The asphalt rubber blend design is an empirical procedure and is quite sensitive to the variability of the components properties. A better understanding of the physical phenomenon involved during the curing process is a pre-requisite step to propose a rational design procedure.
This paper describes results from a laboratory investigation of the interaction between crumb rubber and different composition bitumen. The physical blending of the two components is achieved according to the Wet Process method with different proportions and size distributions of the rubber powder. Rubber particles’ swelling in bitumen is assessed thanks to a centrifuging process, allowing a satisfactory separation of the residual bitumen and the
rubber particles phases. Rheological measurements are carried out on base components, on the final composite, and on its residual constituting phases.

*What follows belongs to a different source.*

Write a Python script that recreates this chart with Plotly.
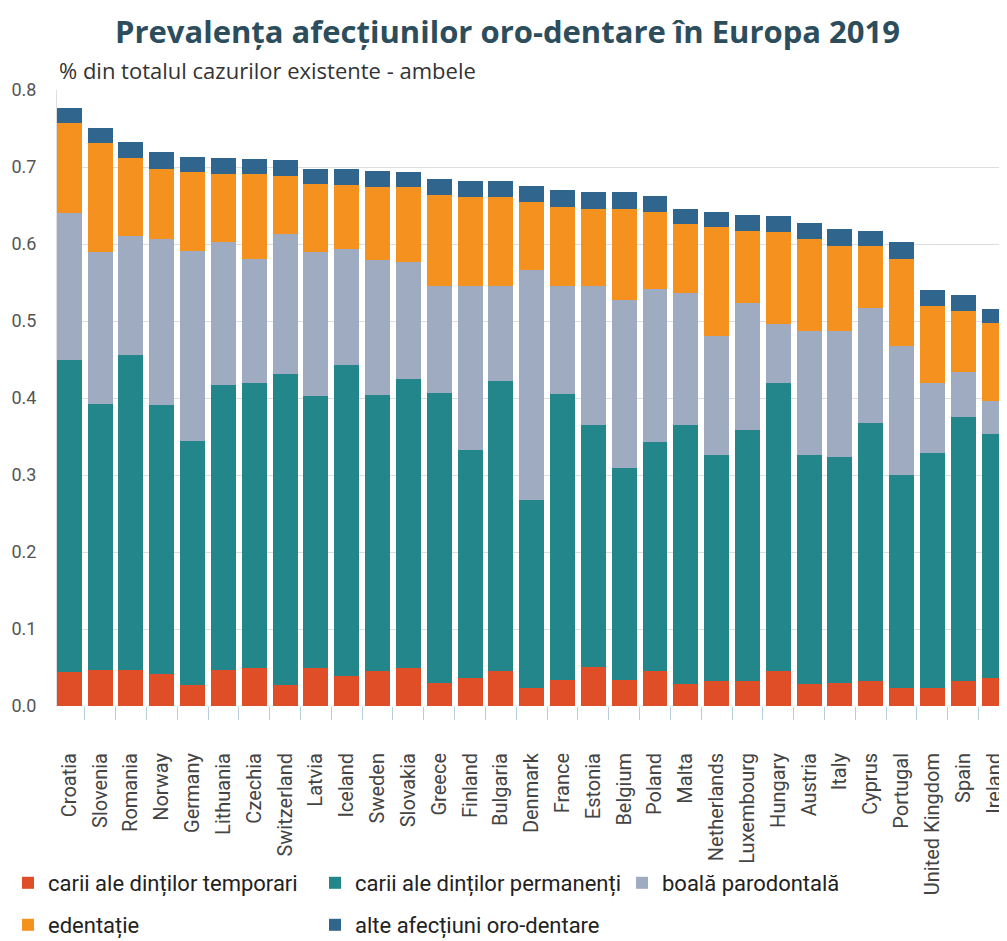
import plotly.graph_objects as go

countries = ["Croatia", "Slovenia", "Romania", "Norway", "Germany", "Lithuania", "Czechia",
             "Switzerland", "Latvia", "Iceland", "Sweden", "Slovakia", "Greece", "Finland",
             "Bulgaria", "Denmark", "France", "Estonia", "Belgium", "Poland", "Malta",
             "Netherlands", "Luxembourg", "Hungary", "Austria", "Italy", "Cyprus", "Portugal",
             "United Kingdom", "Spain", "Ireland"]

# cumulative tops, per layer
top_temp = [0.044, 0.047, 0.047, 0.042, 0.027, 0.047, 0.050, 0.027, 0.050, 0.039, 0.045,
            0.049, 0.030, 0.036, 0.045, 0.023, 0.034, 0.051, 0.034, 0.045, 0.029, 0.033,
            0.032, 0.045, 0.029, 0.030, 0.032, 0.024, 0.023, 0.032, 0.036]
top_perm = [0.449, 0.392, 0.456, 0.391, 0.344, 0.417, 0.420, 0.431, 0.402, 0.443, 0.404,
            0.425, 0.406, 0.333, 0.422, 0.268, 0.405, 0.365, 0.309, 0.343, 0.365, 0.326,
            0.358, 0.420, 0.326, 0.324, 0.367, 0.300, 0.328, 0.375, 0.353]
top_paro = [0.640, 0.590, 0.610, 0.607, 0.591, 0.603, 0.581, 0.613, 0.589, 0.594, 0.579,
            0.577, 0.545, 0.545, 0.545, 0.566, 0.545, 0.545, 0.527, 0.541, 0.536, 0.481,
            0.524, 0.496, 0.487, 0.487, 0.517, 0.468, 0.420, 0.434, 0.396]
top_eden = [0.757, 0.731, 0.712, 0.698, 0.694, 0.691, 0.691, 0.688, 0.678, 0.677, 0.674,
            0.674, 0.664, 0.661, 0.661, 0.655, 0.648, 0.646, 0.646, 0.641, 0.626, 0.622,
            0.617, 0.616, 0.607, 0.598, 0.597, 0.581, 0.520, 0.513, 0.497]
top_alte = [0.777, 0.751, 0.732, 0.719, 0.713, 0.712, 0.711, 0.709, 0.698, 0.697, 0.695,
            0.694, 0.684, 0.682, 0.682, 0.675, 0.670, 0.667, 0.667, 0.662, 0.646, 0.642,
            0.638, 0.637, 0.627, 0.619, 0.617, 0.602, 0.540, 0.534, 0.516]

# (legend name, lower cumulative, upper cumulative, colour, legend row)
layers = [
    ("carii ale dinților temporari", None, top_temp, "#e04e27", "legend"),
    ("carii ale dinților permanenți", top_temp, top_perm, "#22868a", "legend"),
    ("boală parodontală", top_perm, top_paro, "#9eabc1", "legend"),
    ("edentație", top_paro, top_eden, "#f5921f", "legend2"),
    ("alte afecțiuni oro-dentare", top_eden, top_alte, "#30658d", "legend2"),
]

fig = go.Figure()
for name, lower, upper, color, leg in layers:
    if lower is None:
        vals = upper
    else:
        vals = [round(u - l, 4) for u, l in zip(upper, lower)]
    fig.add_trace(go.Bar(x=countries, y=vals, name=name, marker_color=color,
                         marker_line_width=0, legend=leg))

# the page body adds an 8px margin, so the figure is 8px smaller than the window
W, H = 999, 933

legend_font = dict(family="Roboto", size=22, color="#222")
legend_common = dict(orientation="h", xref="container", yref="container", x=0,
                     xanchor="left", yanchor="middle", entrywidth=262,
                     traceorder="normal", bgcolor="rgba(0,0,0,0)", font=legend_font)

fig.update_layout(
    barmode="stack",
    bargap=0.19,
    width=W, height=H,
    margin=dict(l=49, r=0, t=82, b=235),
    paper_bgcolor="white", plot_bgcolor="white",
    title=dict(text="<b>Prevalența afecțiunilor oro-dentare în Europa 2019</b>",
               x=0.5, xanchor="center", y=1 - 24 / H, yanchor="middle",
               font=dict(family="Open Sans", size=31, color="#2c4d5c")),
    legend=dict(y=1 - 875 / H, **legend_common),
    legend2=dict(y=1 - 917 / H, **legend_common),
)
fig.add_annotation(text="% din totalul cazurilor existente - ambele",
                   xref="paper", yref="paper", x=0.0, y=1.0, xanchor="left", yanchor="middle",
                   yshift=20, showarrow=False,
                   font=dict(family="Open Sans", size=22, color="#333"))

fig.update_xaxes(range=[-0.4, 30.42], ticks="outside", tickson="boundaries", ticklen=13,
                 tickcolor="#b8cdd8", tickangle=-90, ticklabelstandoff=42, automargin=False,
                 tickfont=dict(family="Roboto", size=20, color="#444"),
                 showline=False, showgrid=False)
fig.update_yaxes(range=[0, 0.8], dtick=0.1, tickformat=".1f", showgrid=True,
                 gridcolor="#dedede", gridwidth=1, showline=True, linecolor="#dedede",
                 zeroline=False, ticklabelstandoff=16, automargin=False,
                 tickfont=dict(family="Roboto", size=18, color="#555"))

fig.write_html("out.html")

The rubber swelling ratio, ranging from 200 to 400%, demonstrates that the final rubber phase is mainly constituted with absorbed bitumen. This phase shows a higher temperature sensitive behaviour slightly different from the one exhibited by the base rubber. The thermal sensitivity is clearly illustrated by rheological measurements. On the other hand, the residual bitumen shows a significant hardening which is more marked for base bitumen with low
aromatic oil contents.
The proposed experimental protocol improves the knowledge on the interactions in the asphalt rubber blends and could be a basis for a rational design approach.